Use of a portable thermal imaging unit as a rapid, quantitative method of evaluating inflammation and experimental arthritis

Abstract

Introduction Thermal imaging has been utilized, both preclinically and clinically, as a tool for assessing inflammation and arthritis. However, previous studies have employed large, relatively immobile devises to obtain the thermal signature of the tissue of interest. The present study describes the characterization of a hand-held thermal imaging device in a preclinical model of general inflammation and a model of rheumatoid arthritis (RA).
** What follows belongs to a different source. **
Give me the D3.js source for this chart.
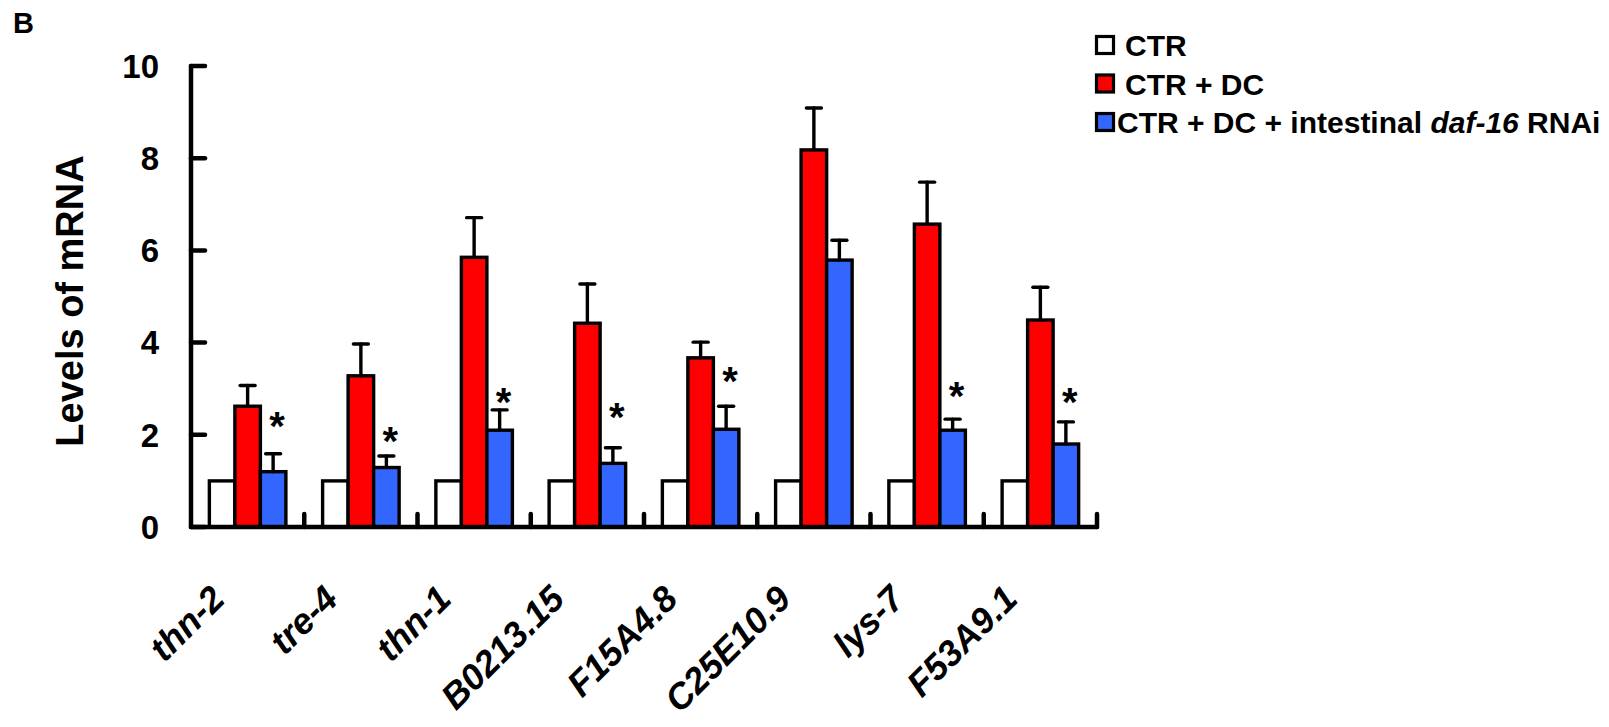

Methods A hand-held ThermoView Ti30 portable thermal imager was utilized to detect the temporal changes in thermal signatures in rat model of carrageenan-induced paw edema (CFE) and a model of collagen-induced arthritis (CIA). In both in vivo models, the kinetics of the thermal changes were correlated to footpad swelling. In addition, the CFE model was utilized to examine the ability of this technology to delineate pharmacodynic changes in thermal signature in response to the non-steroidal anti-inflammatory drug indomethacin (10 mg/kg; p.o.). Results Thermal analysis of rat paws in the CFE model demonstrated a significant increase in the mean temperature difference between the inflamed and contralateral control paw by two hours post-carrageenan (8.3 +/− 0.5 °F). Indomethacin significantly decreased the mean temperature difference in treated animals as compared to vehicle. In the rat CIA model, increases in footpad temperature, as determined by thermal imaging, were significantly elevated by Day 11 and remained elevated throughout the duration of the 28 day protocol. Thermal changes were also found to precede increases in footpad edema (swelling). Discussion The results of this study demonstrate that the hand-held thermal imaging technology represents a rapid, highly-reproducible method by which to quantitate the degree of inflammation in rat models of general inflammation and rheumatoid arthritis. The ability to detect pharmocodynamic responses in paw temperature suggests that this technology may be a useful tool for the development of pharmacologic interventions for the treatment inflammation-related pathologies.